A Whole New World

A reciprocal suspension of one year, effective as of a federal court sanction, has been imposed by the New York Appellate Division for the First Judicial Department.

The sanction involves

misconduct committed in connection with litigation pending before the court. Specifically, the court found that respondent, inter alia, made false statements to the court, offered incomprehensible explanations to excuse the false statements, and admitted that he belatedly created a retainer agreement and backdated it.

The story

Respondent’s misconduct arose from his actions as the plaintiff’s counsel in a lawsuit entitled New World Solutions, Inc. v NameMedia, Inc. In April 2011, respondent signed the complaint for Credit Legal Group as “Attorneys for Plaintiff.” At the time the action was commenced, respondent and David Shaun Neal were each 50% owners of New World. Mr. Neal also worked as a paralegal at respondent’s law firm, Coyne Legal Group, and its predecessor Credit Legal Group.

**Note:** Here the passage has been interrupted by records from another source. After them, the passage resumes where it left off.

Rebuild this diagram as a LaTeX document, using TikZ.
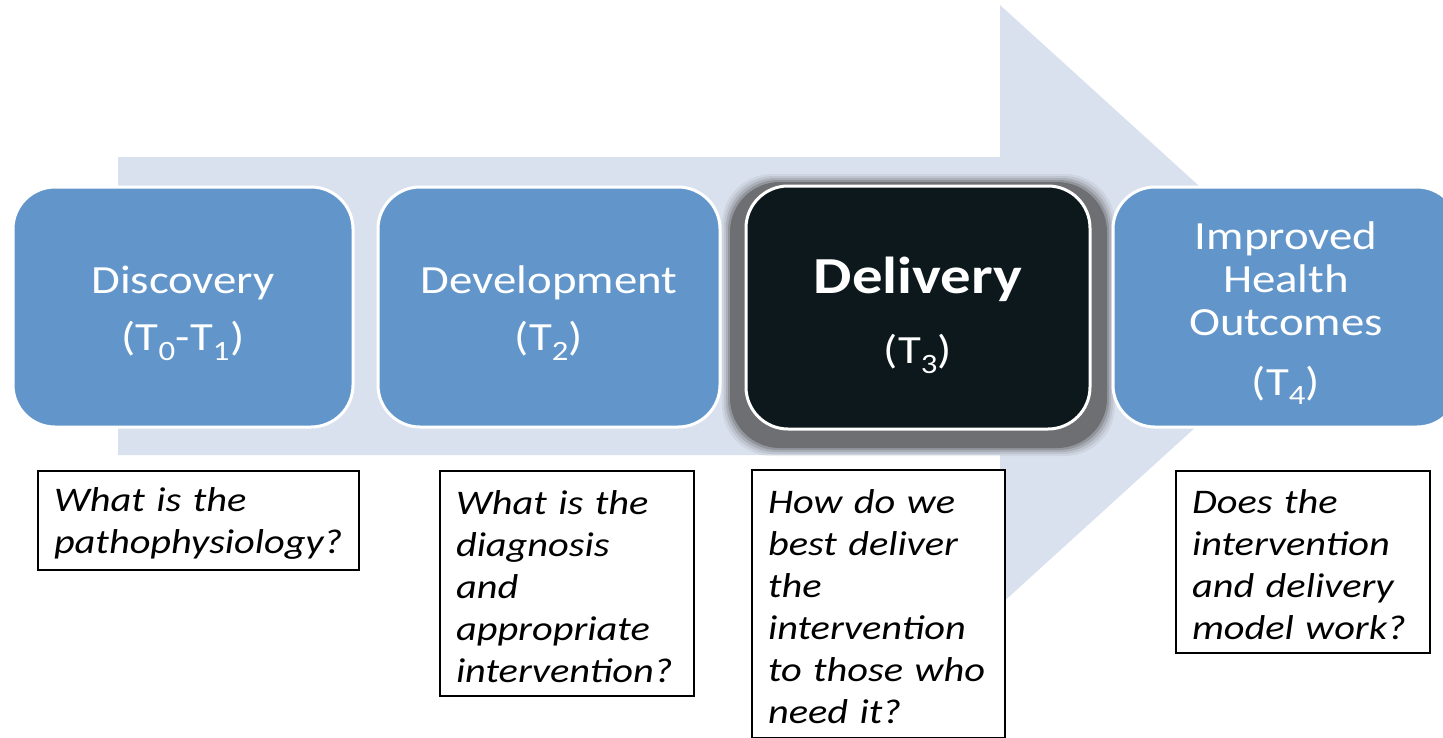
\documentclass[tikz,border=0pt]{standalone}
\usepackage{fontspec}
\setmainfont{Carlito}[FakeStretch=1.17]
\definecolor{arrowc}{RGB}{218,225,238}
\definecolor{stageblue}{RGB}{98,150,202}
\definecolor{darkbox}{RGB}{12,24,28}
\definecolor{glow}{RGB}{110,111,115}
\newcommand{\topstrut}[1]{\rule{0pt}{#1}}
\begin{document}
\begin{tikzpicture}[x=1pt,y=-1pt,
  stage/.style={rounded corners=42pt, draw=white, line width=3pt, fill=stageblue,
    text=white, align=center, inner sep=0pt, minimum width=340pt, minimum height=240pt,
    font=\fontsize{40}{43}\selectfont},
  question/.style={draw=black, line width=1.5pt, fill=white, align=left,
    inner xsep=16pt, inner ysep=0pt, font=\fontsize{34.5}{42}\selectfont\itshape}]
\clip (0,0) rectangle (1443,737);
% big background arrow
\fill[arrowc] (118,157) -- (1000,157) -- (1000,5) -- (1330,305) -- (1000,605)
  -- (1000,455) -- (118,455) -- cycle;
% glow behind the Delivery box
\foreach \e/\o in {8/0.1,6/0.15,4/0.25,2/0.4,0/1}{
  \fill[glow, opacity=\o, rounded corners=50pt]
    (730-\e,182-\e) rectangle (1107+\e,448+\e);
}
% stages
\node[stage] (disc) at (183,307)
  {\topstrut{40pt}Discovery\\[14pt](T\textsubscript{0}-T\textsubscript{1})};
\node[stage, minimum width=342pt] (devel) at (549,307)
  {\topstrut{40pt}Development\\[14pt](T\textsubscript{2})};
\node[stage, minimum width=344pt, minimum height=243pt, fill=darkbox] (deliv) at (918,307.5)
  {{\fontsize{52}{56}\selectfont\bfseries\topstrut{52pt}Delivery}\\[27pt](T\textsubscript{3})};
\node[stage, minimum width=346pt] (outc) at (1286,307)
  {\topstrut{40pt}Improved\\Health\\Outcomes\\[17pt](T\textsubscript{4})};
% questions
\node[question, minimum width=321pt, minimum height=99pt, text width=289pt] (q1) at (198.5,520.5)
  {\topstrut{30pt}What is the\\pathophysiology?};
\node[question, minimum width=254pt, minimum height=225pt, text width=222pt] (q2) at (567,583.5)
  {\topstrut{30pt}What is the\\diagnosis\\and\\appropriate\\intervention?};
\node[question, minimum width=253pt, minimum height=268pt, text width=221pt] (q3) at (878.5,604)
  {\topstrut{30pt}How do we\\best deliver\\the\\intervention\\to those who\\need it?};
\node[question, minimum width=254pt, minimum height=182pt, text width=222pt] (q4) at (1303,562)
  {\topstrut{30pt}Does the\\intervention\\and delivery\\model work?};
\end{tikzpicture}
\end{document}
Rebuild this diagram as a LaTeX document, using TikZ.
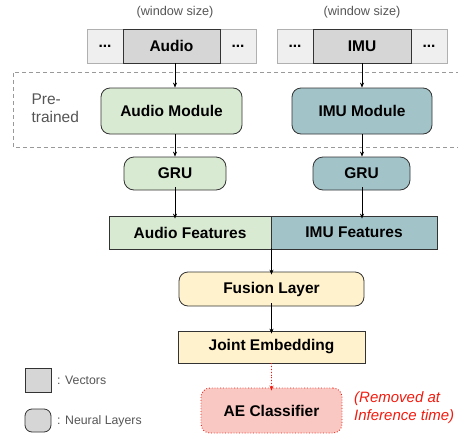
\documentclass[tikz,border=0pt]{standalone}
\usepackage{fontspec}
\setmainfont{Liberation Sans}
\usetikzlibrary{arrows.meta}
\definecolor{gfill}{HTML}{D9EAD3}
\definecolor{tfill}{HTML}{A2C4C9}
\definecolor{yfill}{HTML}{FFF2CC}
\definecolor{rfill}{HTML}{F9C8C2}
\definecolor{vin}{HTML}{D6D6D6}
\definecolor{vout}{HTML}{EFEFEF}
\definecolor{vborder}{HTML}{B0B0B0}
\definecolor{edge}{HTML}{333333}
\definecolor{txtgray}{HTML}{555555}
\definecolor{rtext}{HTML}{F21B0F}
\begin{document}
\begin{tikzpicture}[x=1pt,y=-1pt,
  lbl/.style={font=\fontsize{15.5}{18}\selectfont\bfseries, text=black},
  box/.style={draw=edge, line width=0.8pt, inner sep=0pt, lbl},
  rbox/.style={box, rounded corners=9pt},
  vecout/.style={draw=vborder, fill=vout, line width=0.7pt, inner sep=0pt, minimum width=36pt, minimum height=34pt, lbl},
  vecin/.style={draw=edge, fill=vin, line width=0.8pt, inner sep=0pt, minimum height=34pt, lbl},
  arr/.style={-{Stealth[length=5pt,width=4pt]}, line width=0.7pt, black},
  small/.style={font=\fontsize{12.7}{15}\selectfont, text=txtgray},
]
\useasboundingbox (0,0) rectangle (458,434);

% pre-trained dashed frame
\draw[dashed, dash pattern=on 4pt off 3pt, draw=black!40, line width=0.8pt]
  (460,72) -- (13,72) -- (13,147) -- (460,147);
\node[anchor=west, align=left, font=\fontsize{15.5}{17.5}\selectfont, text=txtgray] (pre) at (28,108) {Pre-\\trained};

% column positions
\coordinate (colA) at (175,0);
\coordinate (colB) at (362,0);

% window size labels
\node[small] (wsA) at (175,12) {(window size)};
\node[small] (wsB) at (362,12) {(window size)};

% vectors
\node[vecout] (aL) at (105,46) {\textbf{...}};
\node[vecout] (aR) at (238,46) {\textbf{...}};
\node[vecin, minimum width=97pt] (audio) at (171.5,46) {Audio};
\node[vecout] (iL) at (295,46) {\textbf{...}};
\node[vecout] (iR) at (429,46) {\textbf{...}};
\node[vecin, minimum width=98pt] (imu) at (362,46) {IMU};

% modules
\node[rbox, fill=gfill, minimum width=141pt, minimum height=46pt] (amod) at (171.5,111) {Audio Module};
\node[rbox, fill=tfill, minimum width=140pt, minimum height=46pt] (imod) at (362,111) {IMU Module};

% GRUs
\node[rbox, rounded corners=10pt, fill=gfill, minimum width=102pt, minimum height=33pt] (agru) at (175,173.5) {GRU};
\node[rbox, rounded corners=10pt, fill=tfill, minimum width=97pt, minimum height=33pt] (igru) at (361.5,173.5) {GRU};

% features
\node[box, fill=gfill, minimum width=162pt, minimum height=33pt] (afeat) at (190,232.5) {Audio Features};
\node[box, fill=tfill, minimum width=166pt, minimum height=33pt] (ifeat) at (354,232.5) {IMU Features};

% fusion & joint
\node[rbox, fill=yfill, minimum width=185pt, minimum height=34pt] (fusion) at (271.5,289) {Fusion Layer};
\node[box, fill=yfill, minimum width=187pt, minimum height=32pt] (joint) at (271.5,347) {Joint Embedding};
\node[box, draw=rtext, dotted, line width=0.9pt, rounded corners=9pt, fill=rfill, minimum width=141pt, minimum height=45pt] (ae) at (271.5,410.5) {AE Classifier};
\node[anchor=west, align=left, font=\fontsize{15}{18}\selectfont\itshape, text=rtext, inner sep=0pt] (removed) at (354,408) {(Removed at\\Inference time)};

% arrows
\draw[arr] (audio.south -| colA) -- (amod.north -| colA);
\draw[arr] (imu.south -| colB) -- (imod.north -| colB);
\draw[arr] (amod.south -| colA) -- (agru.north -| colA);
\draw[arr] (imod.south -| colB) -- (igru.north -| colB);
\draw[arr] ([yshift=3pt]agru.south -| colA) -- ([yshift=-3pt]afeat.north -| colA);
\draw[arr] ([yshift=3pt]igru.south -| colB) -- ([yshift=-3pt]ifeat.north -| colB);
\draw[arr] ([yshift=1pt]afeat.south east) -- ([yshift=-3pt]fusion.north);
\draw[arr] ([yshift=3pt]fusion.south) -- ([yshift=-3pt]joint.north);
\draw[-{Stealth[length=5pt,width=4pt]}, line width=0.8pt, draw=rtext, fill=rtext, dotted] (joint.south) -- ([yshift=-3pt]ae.north);

% legend
\node[draw=edge, fill=vin, line width=0.8pt, minimum width=26pt, minimum height=24pt, inner sep=0pt] (lvec) at (38,380) {};
\node[draw=edge, fill=vin, line width=0.8pt, rounded corners=7pt, minimum width=26pt, minimum height=23pt, inner sep=0pt] (lnn) at (38,420.5) {};
\node[anchor=west, font=\fontsize{12.3}{14}\selectfont, text=txtgray, inner sep=0pt] (lvect) at (57,380) {: Vectors};
\node[anchor=west, font=\fontsize{12.3}{14}\selectfont, text=txtgray, inner sep=0pt] (lnnt) at (57,421) {: Neural Layers};
\end{tikzpicture}
\end{document}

On December 12, 2012, respondent filed a motion to withdraw as New World’s counsel. Earlier, on February 23 and March 12, 2012, Aaron Reichel, who was of counsel to Coyne Legal Group, had entered notices of appearance as counsel for the plaintiff, New World.

In April 2013, the court scheduled a conference for May 2, 2013 to address concerns it had as to who was actually representing New World. Respondent was ordered to personally appear at the conference, but was permitted to appear by telephone when the court learned that respondent would be out of the country on that date. When pressed by the court during the conference, respondent, who appeared to be confused and unsure of many of the facts, admitted that a prior statement he had made to the effect that he was never counsel of record for the plaintiff was “inaccurate” and a mistake. Further, respondent failed to provide an adequate explanation as to the allegation in an April 23, 2013 letter he had written to the court that defense counsel had misrepresented that he was counsel of record for the plaintiff. In addition, respondent was asked to explain, among other things, his statement in his December 12, 2012 declaration in support of his motion for leave to withdraw as plaintiff’s counsel, that he had received no instruction from his “client,” a corporation which was owned, up to one week prior, 50% by him and 50% by Mr. Neal.

The court directed respondent to appear personally at the next conference on May 28, 2013, at which time, after offering several inconsistent explanations, respondent admitted that he did not have a written retainer agreement with New World at the time he commenced the action on its behalf, and that he generated a retainer agreement sometime thereafter and backdated it.